• Objective:
Which lines fall between the line holding "Reproduce this chart with D3.js." and the line holding "d3.scaleLog().domain([0.04, 2]).range([plot.bottom, plot.top]);", inclusive? Retype them exactly, without the pictures, and add nothing else.

• Supplied records:
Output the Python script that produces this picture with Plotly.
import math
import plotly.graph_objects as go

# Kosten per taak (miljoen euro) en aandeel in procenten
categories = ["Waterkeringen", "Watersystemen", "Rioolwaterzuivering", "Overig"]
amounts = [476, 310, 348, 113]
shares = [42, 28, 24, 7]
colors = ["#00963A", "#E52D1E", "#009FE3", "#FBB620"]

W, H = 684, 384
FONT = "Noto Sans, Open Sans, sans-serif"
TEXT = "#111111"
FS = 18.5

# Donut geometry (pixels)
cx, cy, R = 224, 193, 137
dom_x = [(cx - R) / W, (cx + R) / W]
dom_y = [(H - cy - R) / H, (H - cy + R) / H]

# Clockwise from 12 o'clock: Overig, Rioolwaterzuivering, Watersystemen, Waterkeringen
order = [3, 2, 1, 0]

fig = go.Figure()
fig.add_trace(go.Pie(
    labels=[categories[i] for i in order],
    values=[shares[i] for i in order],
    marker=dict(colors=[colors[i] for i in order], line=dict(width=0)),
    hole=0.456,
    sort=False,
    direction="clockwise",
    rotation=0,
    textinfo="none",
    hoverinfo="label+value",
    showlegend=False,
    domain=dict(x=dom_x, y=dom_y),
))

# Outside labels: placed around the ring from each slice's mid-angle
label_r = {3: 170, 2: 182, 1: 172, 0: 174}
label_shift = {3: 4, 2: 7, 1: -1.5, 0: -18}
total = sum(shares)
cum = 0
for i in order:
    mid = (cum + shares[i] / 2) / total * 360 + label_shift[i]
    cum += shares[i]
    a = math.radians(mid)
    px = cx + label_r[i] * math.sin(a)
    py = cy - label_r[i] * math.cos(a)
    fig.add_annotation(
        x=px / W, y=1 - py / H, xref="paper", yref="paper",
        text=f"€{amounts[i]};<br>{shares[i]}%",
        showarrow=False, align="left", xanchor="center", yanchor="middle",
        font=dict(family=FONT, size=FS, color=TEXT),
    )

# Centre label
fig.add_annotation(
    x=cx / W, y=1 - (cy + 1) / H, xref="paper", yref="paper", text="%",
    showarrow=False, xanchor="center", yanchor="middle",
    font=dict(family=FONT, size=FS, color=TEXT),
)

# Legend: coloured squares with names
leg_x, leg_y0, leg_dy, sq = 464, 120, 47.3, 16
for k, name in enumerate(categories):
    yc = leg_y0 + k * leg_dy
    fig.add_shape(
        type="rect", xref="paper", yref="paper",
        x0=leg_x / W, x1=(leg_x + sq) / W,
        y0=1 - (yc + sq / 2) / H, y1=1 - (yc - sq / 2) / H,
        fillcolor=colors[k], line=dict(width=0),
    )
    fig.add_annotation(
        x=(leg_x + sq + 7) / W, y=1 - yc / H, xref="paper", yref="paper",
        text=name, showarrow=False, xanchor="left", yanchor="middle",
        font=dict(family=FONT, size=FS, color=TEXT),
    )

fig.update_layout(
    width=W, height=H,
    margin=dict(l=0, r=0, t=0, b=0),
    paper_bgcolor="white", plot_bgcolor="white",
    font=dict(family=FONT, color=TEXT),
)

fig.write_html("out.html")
* * *
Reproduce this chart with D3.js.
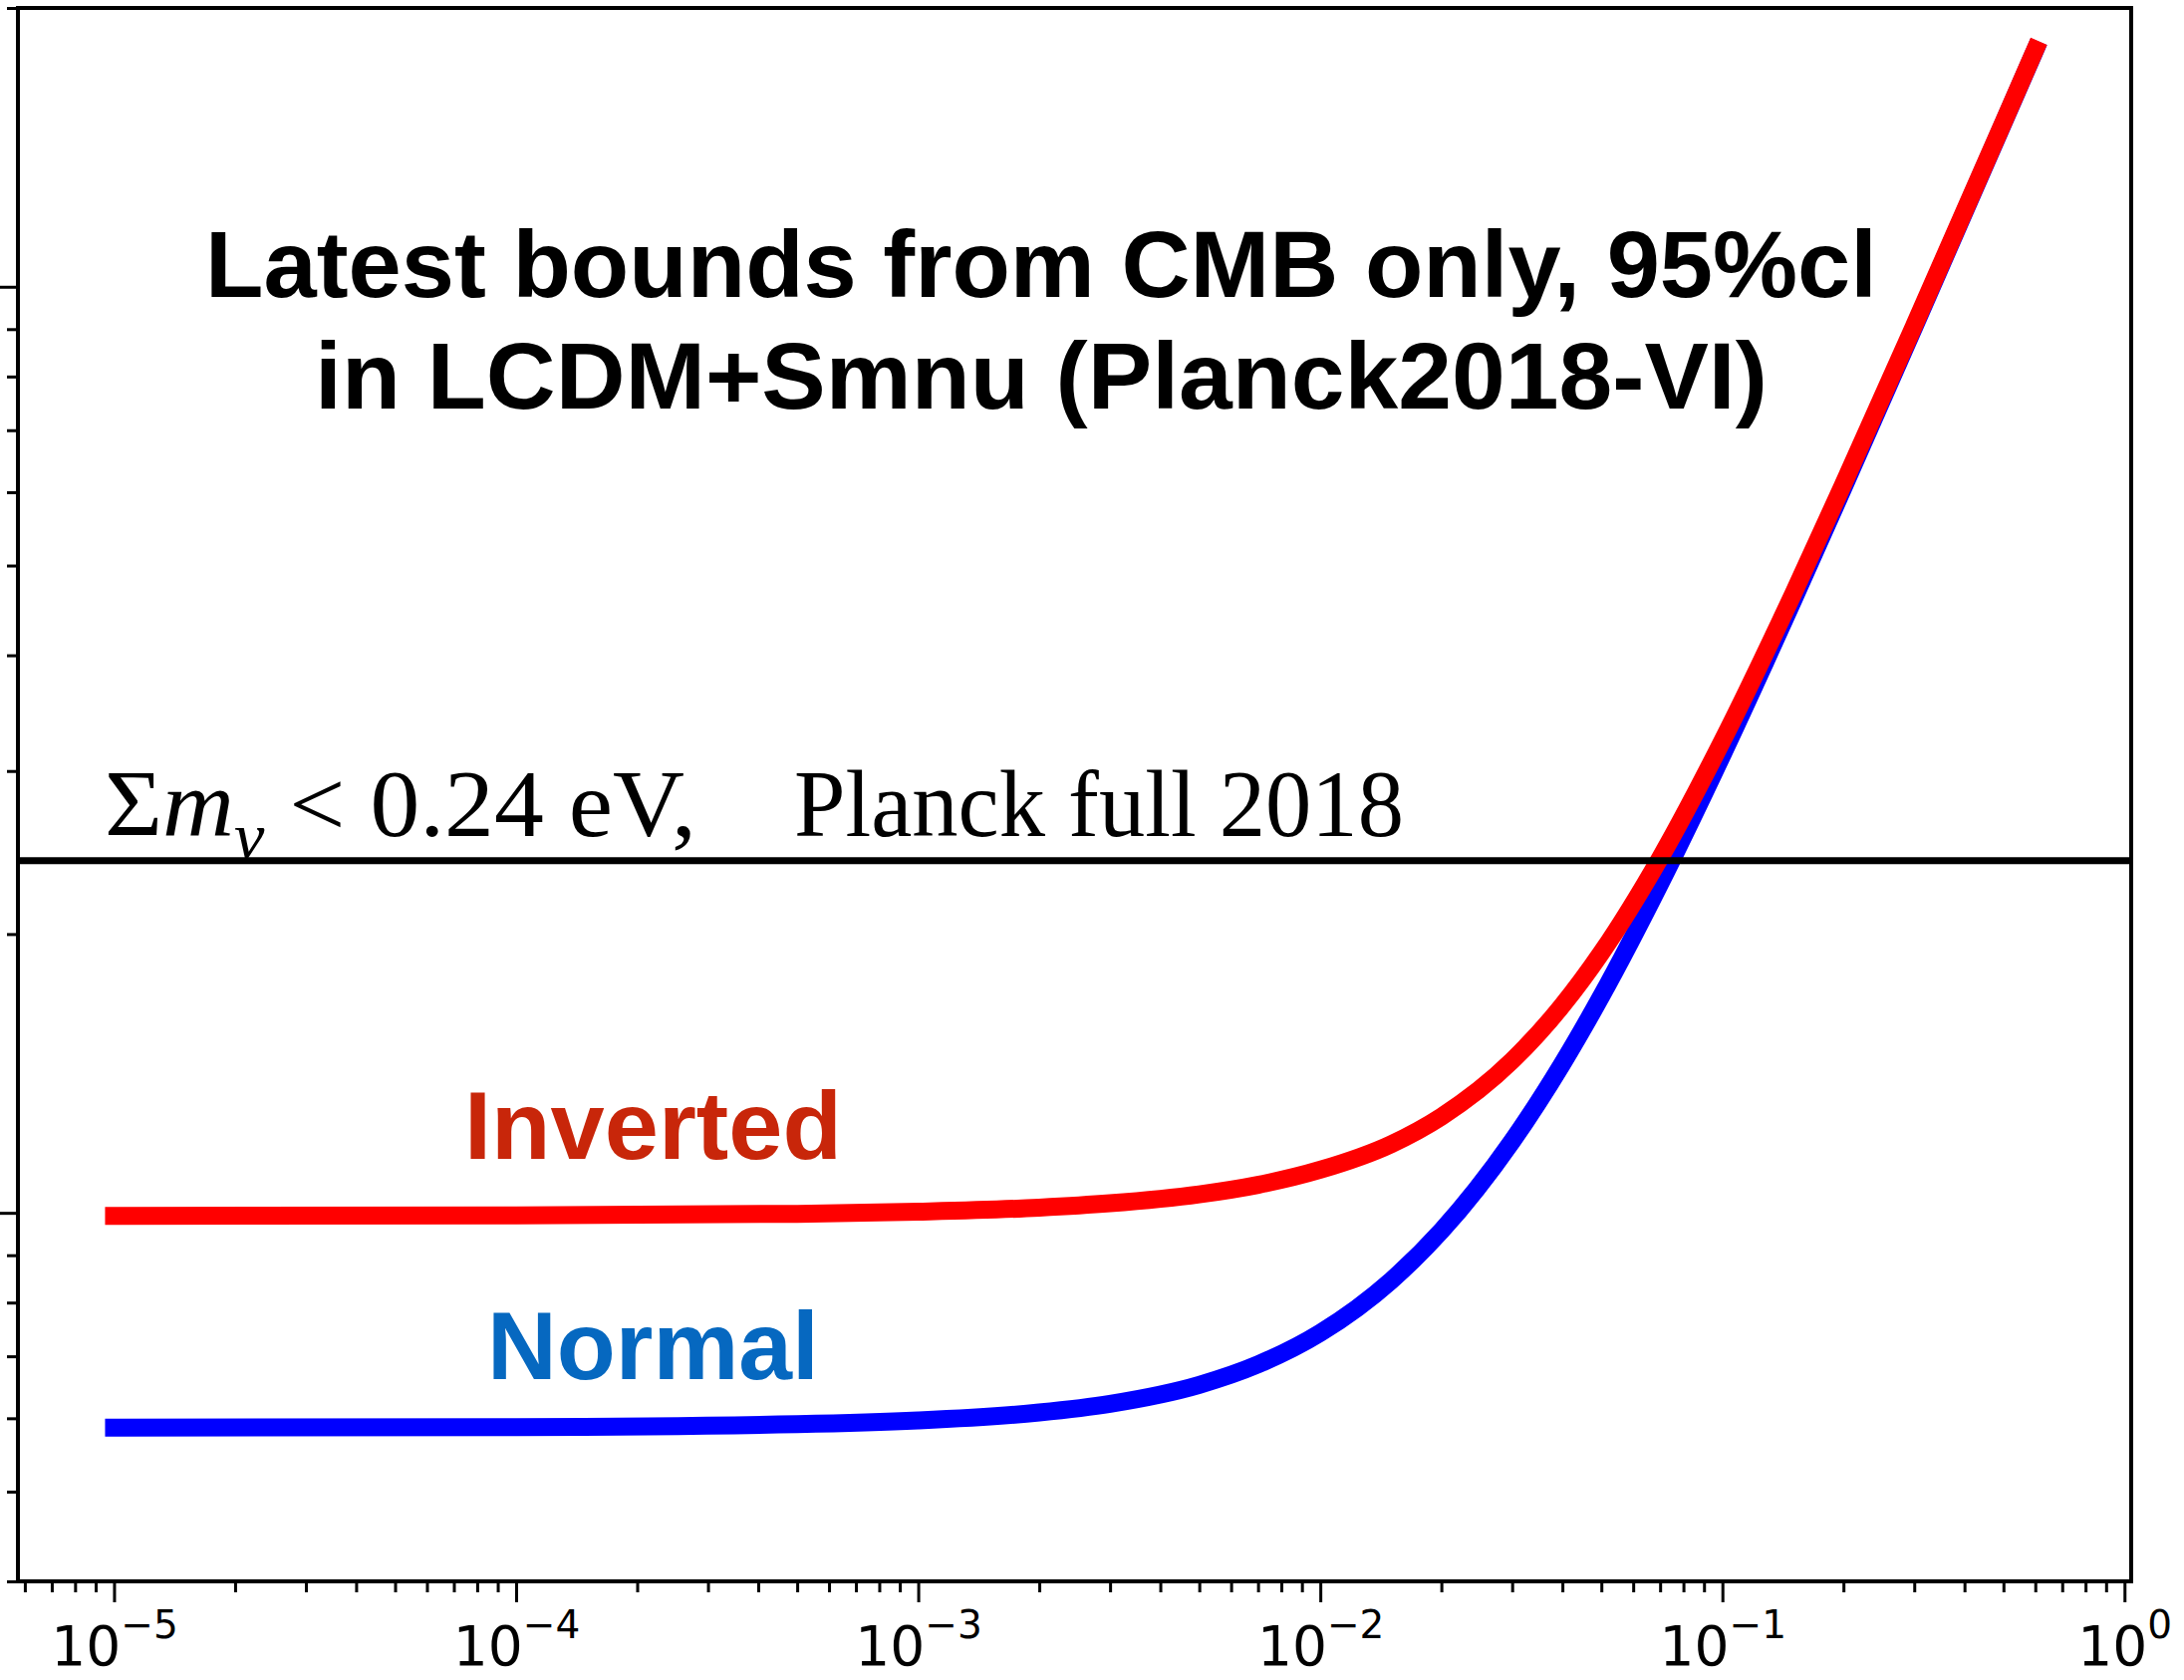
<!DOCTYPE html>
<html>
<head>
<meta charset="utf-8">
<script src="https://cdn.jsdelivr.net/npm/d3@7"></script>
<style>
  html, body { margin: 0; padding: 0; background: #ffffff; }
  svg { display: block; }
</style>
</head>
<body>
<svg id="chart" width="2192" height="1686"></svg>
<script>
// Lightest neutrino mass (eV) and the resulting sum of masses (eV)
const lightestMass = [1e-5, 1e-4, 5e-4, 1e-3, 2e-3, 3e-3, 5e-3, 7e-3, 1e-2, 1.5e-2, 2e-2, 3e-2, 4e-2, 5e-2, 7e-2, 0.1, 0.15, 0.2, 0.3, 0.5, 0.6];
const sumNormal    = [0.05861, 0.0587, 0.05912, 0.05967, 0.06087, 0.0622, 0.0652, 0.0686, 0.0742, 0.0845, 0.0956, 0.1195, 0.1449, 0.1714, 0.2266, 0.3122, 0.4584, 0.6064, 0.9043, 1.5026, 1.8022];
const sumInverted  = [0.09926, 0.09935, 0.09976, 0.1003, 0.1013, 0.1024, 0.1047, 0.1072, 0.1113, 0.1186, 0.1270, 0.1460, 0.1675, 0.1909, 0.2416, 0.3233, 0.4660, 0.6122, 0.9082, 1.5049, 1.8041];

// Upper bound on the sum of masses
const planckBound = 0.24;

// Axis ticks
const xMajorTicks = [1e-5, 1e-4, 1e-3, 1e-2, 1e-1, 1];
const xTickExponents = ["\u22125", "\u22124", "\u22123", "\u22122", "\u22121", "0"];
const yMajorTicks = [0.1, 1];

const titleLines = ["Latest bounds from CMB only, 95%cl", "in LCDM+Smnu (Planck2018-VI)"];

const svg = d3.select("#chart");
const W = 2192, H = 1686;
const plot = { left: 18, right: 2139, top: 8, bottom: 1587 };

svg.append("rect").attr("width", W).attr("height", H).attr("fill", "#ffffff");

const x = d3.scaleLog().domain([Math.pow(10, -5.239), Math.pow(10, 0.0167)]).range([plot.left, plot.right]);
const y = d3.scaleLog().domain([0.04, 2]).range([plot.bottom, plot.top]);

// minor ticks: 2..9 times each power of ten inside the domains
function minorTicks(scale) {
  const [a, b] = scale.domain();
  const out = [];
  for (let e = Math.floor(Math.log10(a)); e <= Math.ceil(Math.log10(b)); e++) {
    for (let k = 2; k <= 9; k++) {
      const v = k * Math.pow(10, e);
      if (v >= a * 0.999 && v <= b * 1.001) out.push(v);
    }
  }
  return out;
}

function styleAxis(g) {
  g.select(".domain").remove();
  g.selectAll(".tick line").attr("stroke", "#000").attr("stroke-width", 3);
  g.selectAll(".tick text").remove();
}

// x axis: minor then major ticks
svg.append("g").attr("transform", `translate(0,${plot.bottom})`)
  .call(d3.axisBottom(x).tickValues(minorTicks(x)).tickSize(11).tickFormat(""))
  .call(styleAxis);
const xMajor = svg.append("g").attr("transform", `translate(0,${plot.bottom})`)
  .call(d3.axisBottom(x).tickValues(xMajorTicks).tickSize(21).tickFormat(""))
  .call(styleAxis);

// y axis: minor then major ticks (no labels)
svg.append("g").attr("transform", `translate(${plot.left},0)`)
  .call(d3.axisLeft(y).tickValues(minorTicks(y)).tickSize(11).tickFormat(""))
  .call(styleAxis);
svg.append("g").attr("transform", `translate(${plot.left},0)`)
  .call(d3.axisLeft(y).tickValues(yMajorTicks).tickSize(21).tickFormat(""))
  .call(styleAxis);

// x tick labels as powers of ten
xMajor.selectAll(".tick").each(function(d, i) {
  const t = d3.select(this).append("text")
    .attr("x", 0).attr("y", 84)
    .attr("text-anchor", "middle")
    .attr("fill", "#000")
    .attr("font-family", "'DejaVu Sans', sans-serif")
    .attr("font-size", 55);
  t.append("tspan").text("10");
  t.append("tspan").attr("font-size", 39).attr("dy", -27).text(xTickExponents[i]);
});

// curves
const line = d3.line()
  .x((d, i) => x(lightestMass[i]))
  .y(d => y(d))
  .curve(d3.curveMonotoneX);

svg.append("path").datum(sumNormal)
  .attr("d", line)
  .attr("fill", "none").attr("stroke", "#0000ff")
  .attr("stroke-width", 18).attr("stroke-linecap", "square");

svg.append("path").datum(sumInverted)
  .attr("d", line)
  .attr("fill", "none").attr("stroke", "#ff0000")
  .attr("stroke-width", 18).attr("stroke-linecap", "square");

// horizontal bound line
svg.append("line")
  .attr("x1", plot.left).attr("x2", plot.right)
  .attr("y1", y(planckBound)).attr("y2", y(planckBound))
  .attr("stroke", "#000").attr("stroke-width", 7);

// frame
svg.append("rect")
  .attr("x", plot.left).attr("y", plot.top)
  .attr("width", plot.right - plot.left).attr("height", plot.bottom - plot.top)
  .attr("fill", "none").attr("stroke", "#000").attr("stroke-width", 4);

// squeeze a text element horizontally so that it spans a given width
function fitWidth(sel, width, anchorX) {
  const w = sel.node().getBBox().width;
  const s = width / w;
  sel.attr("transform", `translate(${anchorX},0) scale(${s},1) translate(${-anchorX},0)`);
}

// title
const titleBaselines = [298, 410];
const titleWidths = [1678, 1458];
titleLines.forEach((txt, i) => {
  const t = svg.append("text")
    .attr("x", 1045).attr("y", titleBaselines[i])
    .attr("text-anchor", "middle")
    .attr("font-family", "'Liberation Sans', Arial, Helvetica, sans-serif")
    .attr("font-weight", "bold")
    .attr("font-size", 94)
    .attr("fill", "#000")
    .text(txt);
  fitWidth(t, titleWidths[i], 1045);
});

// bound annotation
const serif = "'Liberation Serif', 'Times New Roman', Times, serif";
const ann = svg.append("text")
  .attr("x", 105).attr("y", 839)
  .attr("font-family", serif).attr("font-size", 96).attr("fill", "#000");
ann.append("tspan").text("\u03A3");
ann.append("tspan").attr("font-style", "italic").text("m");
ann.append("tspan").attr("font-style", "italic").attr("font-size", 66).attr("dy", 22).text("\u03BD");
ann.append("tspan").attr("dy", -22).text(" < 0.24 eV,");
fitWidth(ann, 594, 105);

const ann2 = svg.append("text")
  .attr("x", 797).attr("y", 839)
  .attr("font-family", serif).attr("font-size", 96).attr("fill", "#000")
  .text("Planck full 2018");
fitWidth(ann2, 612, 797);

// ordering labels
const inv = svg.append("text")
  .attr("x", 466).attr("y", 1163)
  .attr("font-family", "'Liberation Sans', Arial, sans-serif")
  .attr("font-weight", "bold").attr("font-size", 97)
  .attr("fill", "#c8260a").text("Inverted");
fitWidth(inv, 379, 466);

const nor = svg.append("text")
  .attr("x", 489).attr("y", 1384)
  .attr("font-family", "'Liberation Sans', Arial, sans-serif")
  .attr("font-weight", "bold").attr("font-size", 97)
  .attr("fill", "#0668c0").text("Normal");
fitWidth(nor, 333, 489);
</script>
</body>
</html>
---
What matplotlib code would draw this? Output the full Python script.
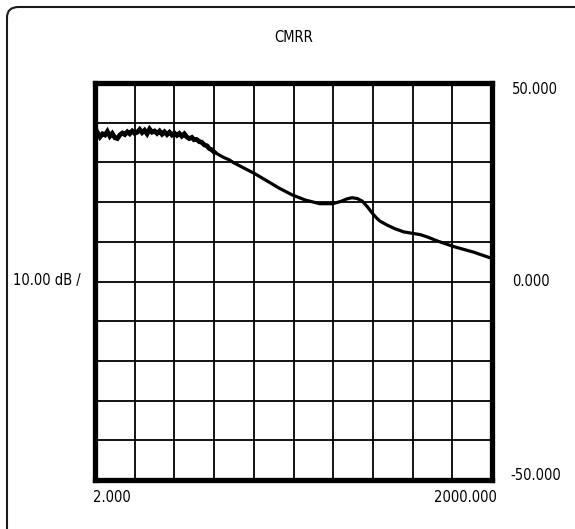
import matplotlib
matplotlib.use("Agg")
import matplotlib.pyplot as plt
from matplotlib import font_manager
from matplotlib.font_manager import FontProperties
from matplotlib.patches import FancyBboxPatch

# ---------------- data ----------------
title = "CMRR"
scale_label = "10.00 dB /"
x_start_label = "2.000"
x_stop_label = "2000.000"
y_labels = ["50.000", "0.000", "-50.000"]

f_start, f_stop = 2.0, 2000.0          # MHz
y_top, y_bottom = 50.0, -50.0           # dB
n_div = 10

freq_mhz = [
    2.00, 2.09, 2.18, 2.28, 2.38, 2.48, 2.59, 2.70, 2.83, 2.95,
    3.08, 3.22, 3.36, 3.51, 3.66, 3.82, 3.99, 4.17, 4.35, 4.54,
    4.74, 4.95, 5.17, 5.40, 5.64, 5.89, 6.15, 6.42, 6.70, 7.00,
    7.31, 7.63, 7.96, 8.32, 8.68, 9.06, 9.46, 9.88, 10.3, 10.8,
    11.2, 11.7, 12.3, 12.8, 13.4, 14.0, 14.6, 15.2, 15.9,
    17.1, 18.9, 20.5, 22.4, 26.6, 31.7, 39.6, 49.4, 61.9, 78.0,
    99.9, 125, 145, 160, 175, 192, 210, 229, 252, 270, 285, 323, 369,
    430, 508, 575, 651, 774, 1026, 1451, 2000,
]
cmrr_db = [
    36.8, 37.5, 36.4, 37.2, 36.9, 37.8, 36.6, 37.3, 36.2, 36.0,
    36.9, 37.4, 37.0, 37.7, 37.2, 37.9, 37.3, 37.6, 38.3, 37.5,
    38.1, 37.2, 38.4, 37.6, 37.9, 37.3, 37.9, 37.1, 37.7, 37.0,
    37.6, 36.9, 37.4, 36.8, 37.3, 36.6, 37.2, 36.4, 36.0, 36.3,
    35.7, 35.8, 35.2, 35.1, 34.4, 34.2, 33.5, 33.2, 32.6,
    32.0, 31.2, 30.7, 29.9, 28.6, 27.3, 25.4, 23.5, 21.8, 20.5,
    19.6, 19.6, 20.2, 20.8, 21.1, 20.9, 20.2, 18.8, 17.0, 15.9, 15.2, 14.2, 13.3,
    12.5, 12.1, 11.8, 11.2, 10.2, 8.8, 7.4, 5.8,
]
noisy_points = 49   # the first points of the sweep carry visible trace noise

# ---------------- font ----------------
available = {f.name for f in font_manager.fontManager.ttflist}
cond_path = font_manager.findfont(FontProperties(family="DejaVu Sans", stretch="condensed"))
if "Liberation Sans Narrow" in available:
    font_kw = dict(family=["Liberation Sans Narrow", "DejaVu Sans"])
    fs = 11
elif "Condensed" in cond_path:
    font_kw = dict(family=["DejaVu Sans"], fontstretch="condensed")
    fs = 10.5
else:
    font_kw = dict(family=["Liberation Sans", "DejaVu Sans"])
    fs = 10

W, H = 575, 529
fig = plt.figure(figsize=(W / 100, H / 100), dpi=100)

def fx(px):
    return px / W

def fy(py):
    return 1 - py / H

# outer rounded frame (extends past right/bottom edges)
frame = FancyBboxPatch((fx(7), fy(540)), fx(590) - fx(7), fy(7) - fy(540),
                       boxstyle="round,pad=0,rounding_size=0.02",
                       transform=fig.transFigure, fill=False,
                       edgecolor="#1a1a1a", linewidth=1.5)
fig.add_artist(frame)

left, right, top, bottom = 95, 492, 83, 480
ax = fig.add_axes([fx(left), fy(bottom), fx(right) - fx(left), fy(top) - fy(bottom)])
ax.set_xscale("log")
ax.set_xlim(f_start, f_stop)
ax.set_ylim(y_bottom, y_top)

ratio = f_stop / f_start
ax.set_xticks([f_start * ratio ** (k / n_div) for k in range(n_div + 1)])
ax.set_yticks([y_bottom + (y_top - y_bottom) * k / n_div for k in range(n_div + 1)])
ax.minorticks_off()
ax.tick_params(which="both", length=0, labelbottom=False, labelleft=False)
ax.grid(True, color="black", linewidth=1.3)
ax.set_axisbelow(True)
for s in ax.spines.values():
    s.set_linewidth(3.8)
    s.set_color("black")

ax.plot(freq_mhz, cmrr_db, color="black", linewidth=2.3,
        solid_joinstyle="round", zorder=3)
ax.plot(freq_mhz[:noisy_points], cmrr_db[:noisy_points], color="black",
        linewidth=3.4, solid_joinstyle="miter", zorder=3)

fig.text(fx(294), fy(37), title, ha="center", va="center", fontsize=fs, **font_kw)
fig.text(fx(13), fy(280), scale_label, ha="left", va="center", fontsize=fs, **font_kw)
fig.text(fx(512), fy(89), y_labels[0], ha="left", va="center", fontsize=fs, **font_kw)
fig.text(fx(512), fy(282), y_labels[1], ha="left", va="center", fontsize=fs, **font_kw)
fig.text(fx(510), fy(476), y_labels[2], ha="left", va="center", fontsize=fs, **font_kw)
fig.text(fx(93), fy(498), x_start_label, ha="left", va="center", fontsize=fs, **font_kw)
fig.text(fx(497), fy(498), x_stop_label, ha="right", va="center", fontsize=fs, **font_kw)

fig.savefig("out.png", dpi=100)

• Solution:
Reproduce this chart with D3.js.
<!DOCTYPE html>
<html>
<head>
<meta charset="utf-8">
<script src="https://cdn.jsdelivr.net/npm/d3@7"></script>
<style>
  html, body { margin: 0; padding: 0; background: #ffffff; }
  svg { display: block; }
</style>
</head>
<body>
<svg id="chart" width="2192" height="1686"></svg>
<script>
// Lightest neutrino mass (eV) and the resulting sum of masses (eV)
const lightestMass = [1e-5, 1e-4, 5e-4, 1e-3, 2e-3, 3e-3, 5e-3, 7e-3, 1e-2, 1.5e-2, 2e-2, 3e-2, 4e-2, 5e-2, 7e-2, 0.1, 0.15, 0.2, 0.3, 0.5, 0.6];
const sumNormal    = [0.05861, 0.0587, 0.05912, 0.05967, 0.06087, 0.0622, 0.0652, 0.0686, 0.0742, 0.0845, 0.0956, 0.1195, 0.1449, 0.1714, 0.2266, 0.3122, 0.4584, 0.6064, 0.9043, 1.5026, 1.8022];
const sumInverted  = [0.09926, 0.09935, 0.09976, 0.1003, 0.1013, 0.1024, 0.1047, 0.1072, 0.1113, 0.1186, 0.1270, 0.1460, 0.1675, 0.1909, 0.2416, 0.3233, 0.4660, 0.6122, 0.9082, 1.5049, 1.8041];

// Upper bound on the sum of masses
const planckBound = 0.24;

// Axis ticks
const xMajorTicks = [1e-5, 1e-4, 1e-3, 1e-2, 1e-1, 1];
const xTickExponents = ["\u22125", "\u22124", "\u22123", "\u22122", "\u22121", "0"];
const yMajorTicks = [0.1, 1];

const titleLines = ["Latest bounds from CMB only, 95%cl", "in LCDM+Smnu (Planck2018-VI)"];

const svg = d3.select("#chart");
const W = 2192, H = 1686;
const plot = { left: 18, right: 2139, top: 8, bottom: 1587 };

svg.append("rect").attr("width", W).attr("height", H).attr("fill", "#ffffff");

const x = d3.scaleLog().domain([Math.pow(10, -5.239), Math.pow(10, 0.0167)]).range([plot.left, plot.right]);
const y = d3.scaleLog().domain([0.04, 2]).range([plot.bottom, plot.top]);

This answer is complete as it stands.